Check with Isabelle to make sure she has gotten everything she needs to start her morning, which she has because she no longer needs my help she informs me because she is now 5 years old. Well, eeeexxxcccuuusseeeee me.
Start on my daily chore list which I love having. Because you know as a woman you so often start in one room & then find something that belongs in another room & you start cleaning in that room & then go to another room & then forget where you were at or where you're going next. That's why I love my daily cleaning list.
Oh yeah & during this time I'm switching back & forth between taking care of babies & doing housework, because come on, get real, they're twins, they're babies & they know NOTHING about how important keeping to a schedule is.
Take a break, probably some more computer time or fun time with the babies who probably have not gone back to sleep by now & just want me to sit around all day & smile & coo at them. I need an animated Mommy doll to do this job for me.
Have lunch or something resembling a lunch.
Back to work or personal time, whatever I feel at the moment because sometimes you want to work & sometimes you want to play.
Do something structured with Isabelle who by now has probably spent her morning watching TV. She's a couch potato, which I hate to admit but the girl loves her cartoons. So, I have to do the right thing as her mother & care about her well being, so we do some preschool.
We've barely survived the hour of preschool together because she is such an unusual child when it comes to learning, but when I look back on it I can only laugh.
Mentally prepare myself for my oldest two to get home from school. It's like opening the pen to a herd of bulls at a rodeo when they come home.
Free time for Mom in some respect, like I mentioned before sometimes this means just taking care of babies or just loving on them because that's become a new hobby.
Remind kids about homework. Help Isabelle with a workbook. Mark thinks she's going to be so behind in school because she didn't get formal preschool, so we're cramming in all we can or at least all I can handle, hahaha.
Start dinner or at least prep it & prepare myself for a meal worthy of the trash can but not really for eating. I just don't have cooking skills & this is something I have come to terms with, but my poor husband might start crying pretty soon if I don't figure out how to make some improvements. It wasn't always this way & I have no idea what happened.

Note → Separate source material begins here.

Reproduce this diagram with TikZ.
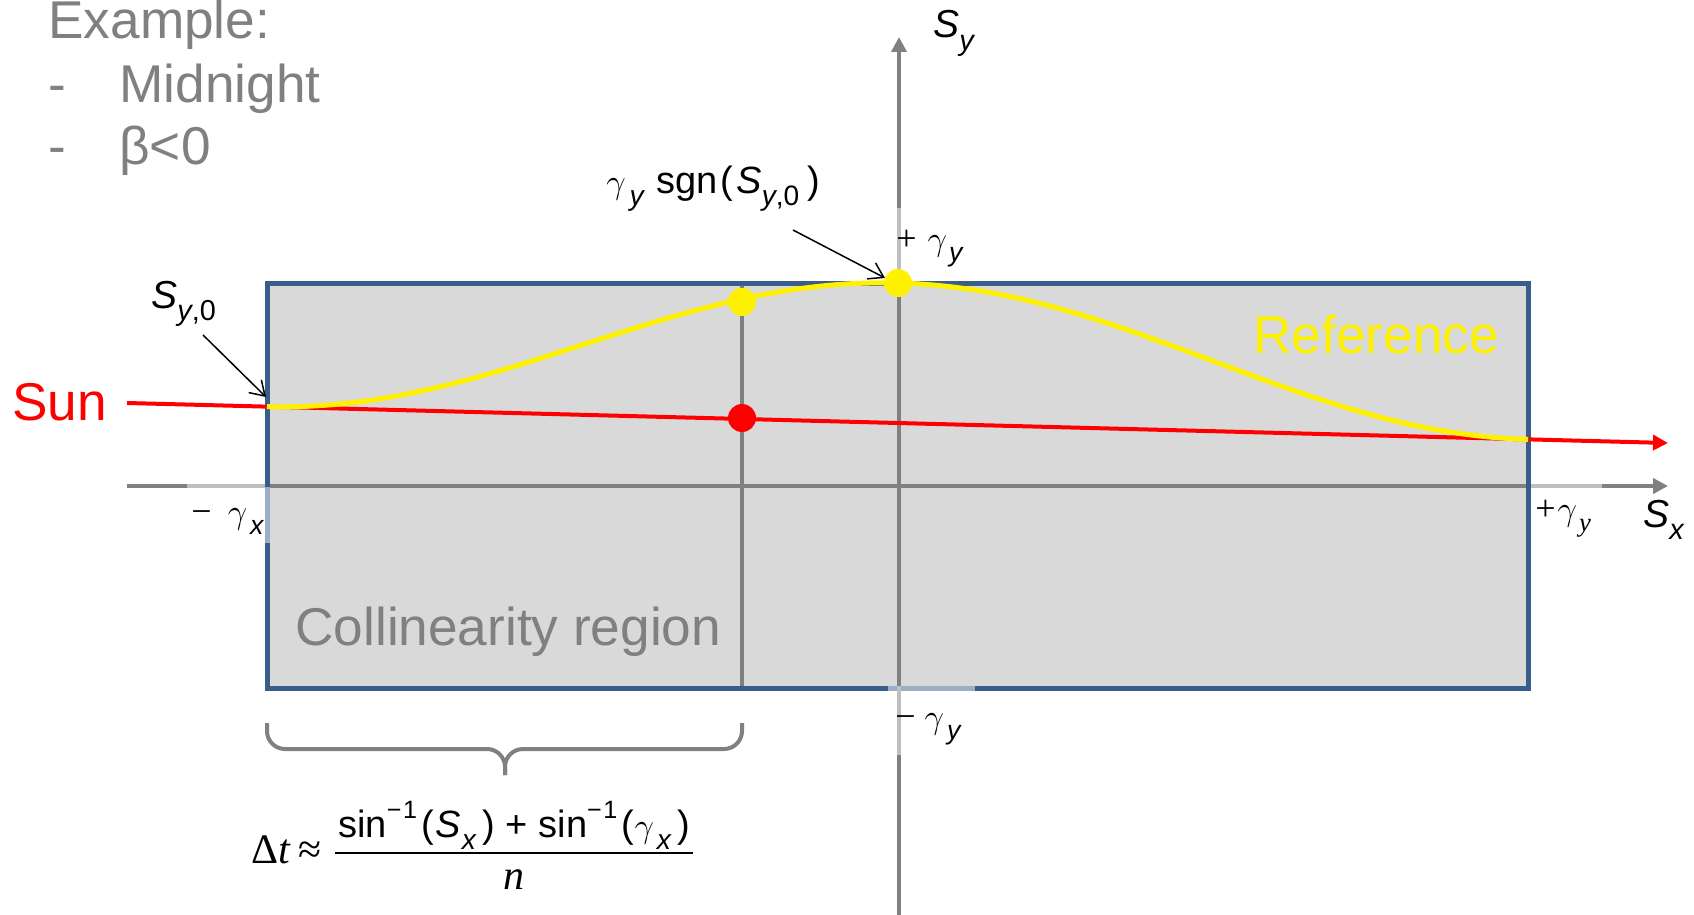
\documentclass[tikz,border=0pt]{standalone}
\usepackage{fontspec}
\setmainfont{Liberation Sans}
\newfontfamily\ser{Liberation Serif}
\usepackage{graphicx}
\usetikzlibrary{arrows.meta}
\definecolor{axisgray}{RGB}{128,128,128}
\definecolor{axislight}{RGB}{191,191,191}
\definecolor{boxblue}{RGB}{56,93,138}
\definecolor{boxlight}{RGB}{155,174,197}
\definecolor{boxfill}{RGB}{217,217,217}
\definecolor{textgray}{RGB}{128,128,128}
\newcommand{\lo}[1]{\raisebox{-0.32em}{\scalebox{0.74}{#1}}}
\newcommand{\hi}[1]{\raisebox{0.5em}{\scalebox{0.66}{#1}}}
\newcommand{\gm}{\ensuremath{\gamma}}
\tikzset{
  big/.style={font=\fontsize{26.6}{31}\selectfont, inner sep=0pt, anchor=base west},
  lab/.style={font=\fontsize{18}{21}\selectfont, inner sep=0pt, anchor=base west},
  axlab/.style={font=\fontsize{19.5}{23}\selectfont, inner sep=0pt, anchor=base west},
  fml/.style={font=\fontsize{19}{22}\selectfont, inner sep=0pt},
  ax/.style={axisgray, line width=2pt, -{Triangle[length=7.5pt,width=7.5pt]}},
  ptr/.style={black, line width=0.75pt, -{Straight Barb[length=7pt,width=9pt]}},
  lightax/.style={axislight, line width=2pt},
  lightbox/.style={boxlight, line width=2.5pt},
  dot/.style={circle, inner sep=0pt, minimum size=14pt},
}
\begin{document}
\begin{tikzpicture}[x=0.5pt,y=-0.5pt]
\useasboundingbox (0,0) rectangle (1694,915);
% coordinates
\coordinate (bl) at (267,283);
\coordinate (tr) at (1528,688);
\coordinate (xl) at (127,486);
\coordinate (xr) at (1668,486);
\coordinate (yb) at (899,915);
\coordinate (yt) at (899,37);
\coordinate (vt) at (742,283);
\coordinate (vb) at (742,688);
\coordinate (sunL) at (127,403);
\coordinate (sunR) at (1668,443);
% region
\fill[boxfill] (bl) rectangle (tr);
\draw[axisgray, line width=2pt] (vt) -- (vb);
\draw[ax] (xl) -- (xr);
\draw[ax] (yb) -- (yt);
\draw[boxblue, line width=2.5pt] (bl) rectangle (tr);
% label backgrounds (lightened segments)
\draw[lightax] (187,486) -- (265,486);
\draw[lightbox] (267,487) -- (267,543);
\draw[lightax] (1531,486) -- (1602,486);
\draw[lightax] (899,208) -- (899,281);
\draw[lightbox] (888,688) -- (975,688);
\draw[lightax] (899,686) -- (899,755);
% sun line
\draw[red, line width=2pt, -{Triangle[length=7.5pt,width=7.5pt]}] (sunL) -- (sunR);
% reference curve
\draw[yellow, line width=2.5pt] plot[domain=-1:1, samples=150, smooth, variable=\t]
  ({898+631*\t}, {403+0.02596*(771+631*\t)-140*(cos(90*\t))^2});
% dots
\node[dot, fill=yellow] (yd1) at (742,302) {};
\node[dot, fill=yellow] (yd2) at (898,283) {};
\node[dot, fill=red] (rd) at (742,418) {};
% top-left text
\node[big, textgray] (ex) at (48,39) {Example:};
\node[big, textgray] (d1) at (48,103) {-};
\node[big, textgray] (mid) at (119,103) {Midnight};
\node[big, textgray] (d2) at (48,165) {-};
\node[big, textgray] (beta) at (119,165) {β<0};
% big labels
\node[big, red] (sun) at (12,420) {Sun};
\node[big, yellow] (ref) at (1253,353) {Reference};
\node[big, textgray] (col) at (295,645) {Collinearity region};
% axis labels
\node[axlab] (sy) at (933,38) {\textit{S}\lo{\textit{y}}};
\node[axlab] (sx) at (1643,527) {\textit{S}\lo{\textit{x}}};
\node[axlab] (sy0) at (151,308) {\textit{S}\lo{\textit{y},0}};
\node[fml, anchor=base west] (sgn) at (606,193) {\gm\kern0.1em\lo{\textit{y}}\kern0.3em sgn\kern0.08em(\kern0.08em\textit{S}\lo{\textit{y},0}\kern0.22em)};
\node[lab] (gyt) at (896,250) {{\ser +}\kern0.3em\gm\kern0.06em\lo{\textit{y}}};
\node[lab] (gxl) at (191,523) {{\ser −}\kern0.45em\gm\kern0.08em\lo{\textit{x}}};
\node[lab] (gyb) at (895,728) {{\ser −}\kern0.25em\gm\kern0.08em\lo{\textit{y}}};
\node[lab] (gyr) at (1535,520) {{\ser +}\kern0.05em\gm\kern0.06em\lo{\ser\itshape y}};
% pointers
\coordinate (p1s) at (203,335);
\coordinate (p1e) at (266,397);
\coordinate (p2s) at (793,230);
\coordinate (p2e) at (885,278);
\draw[ptr] (p1s) -- (p1e);
\draw[ptr] (p2s) -- (p2e);
% brace
\draw[axisgray, line width=2pt, rounded corners=9pt] (267,723) -- (267,749) -- (505,749) -- (505,775);
\draw[axisgray, line width=2pt, rounded corners=9pt] (742,723) -- (742,749) -- (505,749) -- (505,775);
% formula
\node[fml, anchor=base west, font=\fontsize{21}{24}\selectfont] (dt) at (251,863) {{\ser Δ}{\ser\itshape t}\kern0.2em{\ser ≈}};
\node[fml, anchor=base west] (num) at (338,837) {sin\hi{−\kern0.06em 1}\kern0.12em(\kern0.03em\textit{S}\kern0.03em\lo{\textit{x}}\kern0.15em)\kern0.28em+\kern0.28em sin\hi{−\kern0.06em 1}\kern0.12em(\gm\kern0.08em\lo{\textit{x}}\kern0.15em)};
\coordinate (fbl) at (335,853);
\coordinate (fbr) at (693,853);
\draw[black, line width=1pt] (fbl) -- (fbr);
\node[fml, anchor=base, font=\fontsize{21}{24}\selectfont] (den) at (514,889) {{\ser\itshape n}};
\end{tikzpicture}
\end{document}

Help kids start their chores. This cracks me up because they do a really good job sticking to their chore charts, but when you look at the job they do on things, it's really pointless because when they're at school the next day I have to go in & clean over it or redo it, but I would never let them see this. Whether or not they can clean as good as the job requires, they need to think they are contributing to the family & what it takes to run a house this size, so they will continue to do chores even if it is a waste of cleaning wipes or I have to redo it when they're not looking. It's all a process in learning the skills of life, right??
Dinner. I love dinnertime. Sometimes it can be difficult I will admit. Sometimes my kids act like monkeys on crack, but other times we have such enjoyable conversation at the dinner table & my kids are so used to sitting down to eat as a family that if we don't sit down in a formal setting they think it's not really dinner. It's just something to eat & later on they'll be asking for dinner.
Clean up after dinner. Finish up chores I didn't get to during the day. Now, please don't think I have forgotten about the babies, but basically they just have to blend in to the schedule I keep. I put them in the carrier or sling if I have to during all of this just to keep it all flowing.
Help the kids get ready for bed.
Kids in bed. Breathe a huge sigh of relief because for the first time all day the house is actually calm. Now I can enjoy some time with my hubby or do something for myself.
Off to bed. To start again tomorrow.